Enelerai Women Dairy Cooperative Society started in the year 2009 as a community based organisation with 46 litres of milk but today buys 3,000 litres daily.
Enelerai in the local Maasai dialect means Acacia tree and the group chose the name as it resonates well with their lives which like the acacia which withers in the scorching sun, they also endured a grueling journey from charcoal trade to the now booming milk business.
According to their Director Richard Lang’at, the only man in the women-owned group, milk trade and small-scale dairy farming has turned lives around in the community.
Before the women ventured into dairy farming, their lives were difficult as a result of the charcoal trade most were involved in. They would wake up at ungodly hours, leave home while their children are asleep then trek for many kilometres away from home in search of charcoal to sell.
It was often a torturous journey that saw some of them killed, some gave birth by the roadside, some lost their children and not forgetting the negative environmental effects posed by charcoal burning.
These challenges caused ripple effects in the lives of these Narok West residents, which forced them to think of an alternative occupation.

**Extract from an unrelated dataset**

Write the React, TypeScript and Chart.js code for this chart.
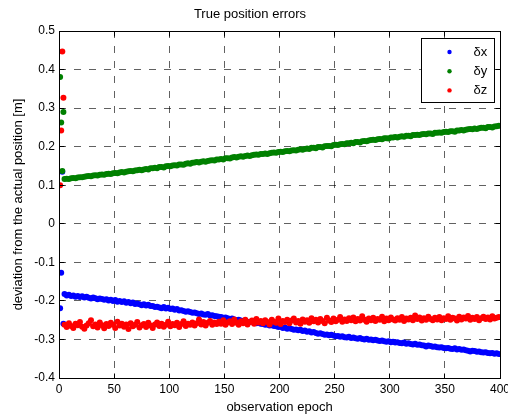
import { useEffect, useRef } from 'react';
import { Chart, registerables } from 'chart.js';

Chart.register(...registerables);

const FONT = "'Liberation Sans', Arial, Helvetica, sans-serif";

const TITLE = 'True position errors';
const X_TITLE = 'observation epoch';
const Y_TITLE = 'deviation from the actual position [m]';

const SERIES_LABELS = ['\u03b4x', '\u03b4y', '\u03b4z'];
const SERIES_COLORS = ['#0000ff', '#008000', '#ff0000'];

const X_TICKS = [0, 50, 100, 150, 200, 250, 300, 350, 400];
const X_TICK_LABELS = ['0', '50', '100', '150', '200', '250', '300', '350', '400'];
const Y_TICKS = [-0.4, -0.3, -0.2, -0.1, 0, 0.1, 0.2, 0.3, 0.4, 0.5];
const Y_TICK_LABELS = ['-0.4', '-0.3', '-0.2', '-0.1', '0', '0.1', '0.2', '0.3', '0.4', '0.5'];

// start-up epochs before the filter settles (metres)
const LEAD_EPOCHS = [1, 2, 3, 4];
const DX_LEAD = [-0.219, -0.127, 0.135, -0.259];
const DY_LEAD = [0.381, 0.263, 0.137, 0.29];
const DZ_LEAD = [0.1, 0.242, 0.447, 0.327];

// settled track, one value every TRACK_STEP epochs from TRACK_START (millimetres)
const TRACK_START = 5;
const TRACK_STEP = 2;

const DX_TRACK = [
  -182, -186, -184, -187, -186, -189, -187, -190, -188, -191,
  -189, -192, -194, -191, -193, -196, -194, -195, -197, -196,
  -199, -197, -200, -198, -202, -200, -203, -201, -205, -203,
  -206, -204, -208, -207, -209, -211, -209, -212, -210, -213,
  -213, -216, -215, -217, -219, -216, -220, -218, -221, -220,
  -223, -221, -225, -224, -226, -228, -227, -229, -231, -230,
  -232, -234, -233, -235, -236, -234, -238, -237, -239, -240,
  -241, -242, -244, -243, -245, -247, -246, -248, -250, -249,
  -251, -252, -251, -254, -255, -253, -256, -258, -257, -259,
  -260, -262, -261, -264, -263, -265, -266, -268, -267, -270,
  -269, -272, -271, -273, -275, -274, -276, -275, -278, -277,
  -280, -279, -282, -281, -283, -285, -284, -286, -288, -287,
  -289, -288, -290, -292, -291, -293, -292, -294, -295, -293,
  -296, -295, -297, -298, -296, -299, -300, -298, -301, -300,
  -302, -301, -303, -304, -303, -305, -306, -305, -307, -306,
  -308, -307, -309, -310, -308, -311, -310, -312, -313, -311,
  -314, -313, -315, -316, -318, -316, -317, -319, -318, -320,
  -321, -320, -322, -323, -322, -324, -325, -323, -326, -325,
  -327, -326, -328, -329, -331, -329, -330, -332, -331, -333,
  -334, -333, -335, -336, -335, -337, -336, -338,
];

const DY_TRACK = [
  116, 117, 116, 118, 119, 118, 120, 121, 121, 122,
  123, 124, 123, 125, 126, 125, 127, 128, 127, 129,
  130, 129, 131, 132, 131, 133, 134, 133, 135, 136,
  137, 136, 138, 139, 140, 139, 141, 142, 141, 144,
  144, 145, 144, 147, 147, 146, 149, 150, 149, 151,
  152, 151, 154, 154, 153, 156, 157, 156, 158, 159,
  160, 159, 161, 162, 161, 163, 164, 165, 164, 167,
  167, 168, 167, 170, 170, 169, 172, 173, 172, 174,
  175, 174, 176, 177, 176, 178, 179, 180, 179, 181,
  181, 182, 181, 183, 184, 185, 184, 186, 187, 186,
  188, 189, 188, 190, 191, 190, 192, 193, 192, 194,
  195, 194, 197, 197, 196, 199, 199, 198, 201, 202,
  202, 201, 204, 205, 204, 206, 207, 206, 209, 209,
  210, 209, 212, 212, 211, 214, 215, 214, 216, 217,
  218, 217, 219, 220, 219, 222, 222, 221, 224, 224,
  225, 224, 226, 227, 226, 228, 228, 227, 230, 230,
  231, 230, 232, 233, 232, 234, 234, 233, 236, 236,
  237, 236, 238, 239, 238, 240, 240, 239, 242, 242,
  243, 242, 244, 245, 246, 245, 247, 246, 248, 249,
  249, 248, 251, 251, 250, 252, 253, 254,
];

const DZ_TRACK = [
  -262, -268, -258, -265, -270, -259, -263, -255, -267, -272,
  -264, -258, -250, -266, -261, -269, -256, -263, -271, -260,
  -265, -257, -262, -270, -254, -264, -259, -267, -261, -273,
  -258, -266, -262, -255, -269, -263, -260, -268, -257, -264,
  -270, -261, -256, -265, -259, -267, -262, -254, -266, -260,
  -263, -257, -268, -260, -253, -265, -259, -262, -256, -264,
  -258, -248, -261, -255, -264, -257, -252, -262, -256, -260,
  -254, -259, -250, -262, -256, -253, -260, -248, -257, -262,
  -253, -258, -249, -261, -255, -251, -259, -247, -256, -252,
  -258, -250, -255, -261, -249, -254, -257, -246, -260, -252,
  -255, -249, -258, -251, -246, -256, -252, -259, -248, -254,
  -250, -257, -245, -253, -249, -256, -247, -252, -258, -244,
  -251, -255, -246, -253, -249, -242, -254, -248, -252, -245,
  -250, -243, -253, -247, -251, -240, -249, -254, -246, -250,
  -244, -252, -247, -249, -241, -253, -246, -250, -243, -248,
  -251, -245, -249, -242, -252, -246, -248, -244, -250, -238,
  -247, -243, -251, -245, -249, -241, -247, -250, -244, -248,
  -242, -250, -245, -247, -240, -249, -244, -246, -251, -241,
  -248, -243, -246, -239, -249, -244, -247, -242, -250, -245,
  -241, -247, -243, -248, -240, -246, -244, -242,
];

type Pt = { x: number; y: number };

function buildSeries(lead: number[], trackMm: number[]): Pt[] {
  const head = lead.map((y, i) => ({ x: LEAD_EPOCHS[i], y }));
  const tail = trackMm.map((mm, i) => ({ x: TRACK_START + TRACK_STEP * i, y: mm / 1000 }));
  return [...head, ...tail];
}

const align = (p: number) => Math.round(p - 0.5) + 0.5;

// MATLAB-style box, inward tick marks and boxed legend
const axesBoxPlugin = {
  id: 'axesBox',
  afterDraw(chart: any) {
    const { ctx, chartArea: a, scales } = chart;
    const L = align(a.left);
    const R = align(a.right);
    const T = align(a.top);
    const B = align(a.bottom);
    const tick = 5;

    ctx.save();
    ctx.strokeStyle = '#000';
    ctx.lineWidth = 1;
    ctx.setLineDash([]);
    ctx.beginPath();
    for (const v of X_TICKS) {
      const x = align(scales.x.getPixelForValue(v));
      ctx.moveTo(x, B);
      ctx.lineTo(x, B - tick);
      ctx.moveTo(x, T);
      ctx.lineTo(x, T + tick);
    }
    for (const v of Y_TICKS) {
      const y = align(scales.y.getPixelForValue(v));
      ctx.moveTo(L, y);
      ctx.lineTo(L + tick, y);
      ctx.moveTo(R, y);
      ctx.lineTo(R - tick, y);
    }
    ctx.stroke();
    ctx.strokeRect(L, T, R - L, B - T);

    // legend
    const boxW = 73;
    const boxH = 64;
    const bx = R - 6 - boxW;
    const by = T + 7;
    ctx.fillStyle = '#fff';
    ctx.fillRect(bx, by, boxW, boxH);
    ctx.strokeRect(bx, by, boxW, boxH);
    ctx.font = `13px ${FONT}`;
    ctx.textBaseline = 'middle';
    ctx.textAlign = 'left';
    chart.data.datasets.forEach((ds: any, i: number) => {
      const cy = by + 13.5 + i * 19.2;
      ctx.fillStyle = ds.backgroundColor;
      ctx.beginPath();
      ctx.arc(bx + 28, cy, 2.2, 0, Math.PI * 2);
      ctx.fill();
      ctx.fillStyle = '#000';
      ctx.fillText(ds.label, bx + 52, cy);
    });
    ctx.restore();
  },
};

export default function App() {
  const ref = useRef<HTMLCanvasElement | null>(null);

  useEffect(() => {
    if (!ref.current) return;
    const series = [
      buildSeries(DX_LEAD, DX_TRACK),
      buildSeries(DY_LEAD, DY_TRACK),
      buildSeries(DZ_LEAD, DZ_TRACK),
    ];
    const gridColor = 'rgba(0,0,0,0.62)';
    const chart = new Chart(ref.current, {
      type: 'scatter',
      data: {
        datasets: series.map((data, i) => ({
          label: SERIES_LABELS[i],
          data,
          backgroundColor: SERIES_COLORS[i],
          borderColor: SERIES_COLORS[i],
          pointRadius: 3,
          pointBorderWidth: 0,
          pointHoverRadius: 3,
          order: 3 - i,
        })),
      },
      options: {
        animation: false,
        responsive: false,
        devicePixelRatio: 1,
        events: [],
        layout: { padding: { left: 0, right: 8, top: 0, bottom: 0 } },
        plugins: {
          legend: { display: false },
          tooltip: { enabled: false },
          title: {
            display: true,
            text: TITLE,
            color: '#000',
            font: { family: FONT, size: 13, weight: 'normal' },
            padding: { top: 7, bottom: 8.4 },
          },
        },
        scales: {
          x: {
            type: 'linear',
            min: 0,
            max: 400,
            afterBuildTicks: (s: any) => {
              s.ticks = X_TICKS.map((value) => ({ value }));
            },
            afterFit: (s: any) => {
              s.height = 38;
              s.paddingLeft = 0;
              s.paddingRight = 0;
            },
            ticks: {
              color: '#000',
              font: { family: FONT, size: 12 },
              padding: 4,
              maxRotation: 0,
              autoSkip: false,
              callback: (_v: any, i: number) => X_TICK_LABELS[i],
            },
            grid: { color: gridColor, lineWidth: 1, drawTicks: false },
            border: { display: false, dash: [7, 8] },
            title: {
              display: true,
              text: X_TITLE,
              color: '#000',
              font: { family: FONT, size: 13 },
              padding: { top: 0, bottom: 0.5 },
            },
          },
          y: {
            type: 'linear',
            min: -0.4,
            max: 0.5,
            afterBuildTicks: (s: any) => {
              s.ticks = Y_TICKS.map((value) => ({ value }));
            },
            afterFit: (s: any) => {
              s.width = 59;
              s.paddingTop = 0;
              s.paddingBottom = 0;
            },
            ticks: {
              color: '#000',
              font: { family: FONT, size: 12 },
              padding: 4,
              autoSkip: false,
              callback: (_v: any, i: number) => Y_TICK_LABELS[i],
            },
            grid: { color: gridColor, lineWidth: 1, drawTicks: false },
            border: { display: false, dash: [7, 8] },
            title: {
              display: true,
              text: Y_TITLE,
              color: '#000',
              font: { family: FONT, size: 13 },
              padding: { top: 10.2, bottom: 0 },
            },
          },
        },
      },
      plugins: [axesBoxPlugin],
    } as any);
    return () => chart.destroy();
  }, []);

  return (
    <div style={{ position: 'fixed', left: 0, top: 0, width: 508, height: 416, background: '#fff' }}>
      <canvas ref={ref} width={508} height={416} style={{ display: 'block' }} />
    </div>
  );
}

“As women, we’d had enough of the suffering we were forced to endure in order to feed our families. We convened a meeting as three women and begun to map out a way to change our lives,” the group’s founder and chairperson, Esther Tuiya, says.
She says they came up with the idea of buying milk then selling because none of them had a cow. They started by contributing Sh50 then later increased the amount to Sh500 then Sh1,000 before later registering the cooperative society.
“Poverty had hit us hard. None of us imagined that women could do something and get their own money but today, I go to the bank and do not fear taking Sh1 million loan for our society unlike before when keeping even just Sh1,000 was hard,” she says.
Due to increase in milk supply to the dairy cooperative, Lang’at says they aspire to acquire another milk cooler to enable them expand their business hoping that by then the community will have ventured into commercial dairy farming.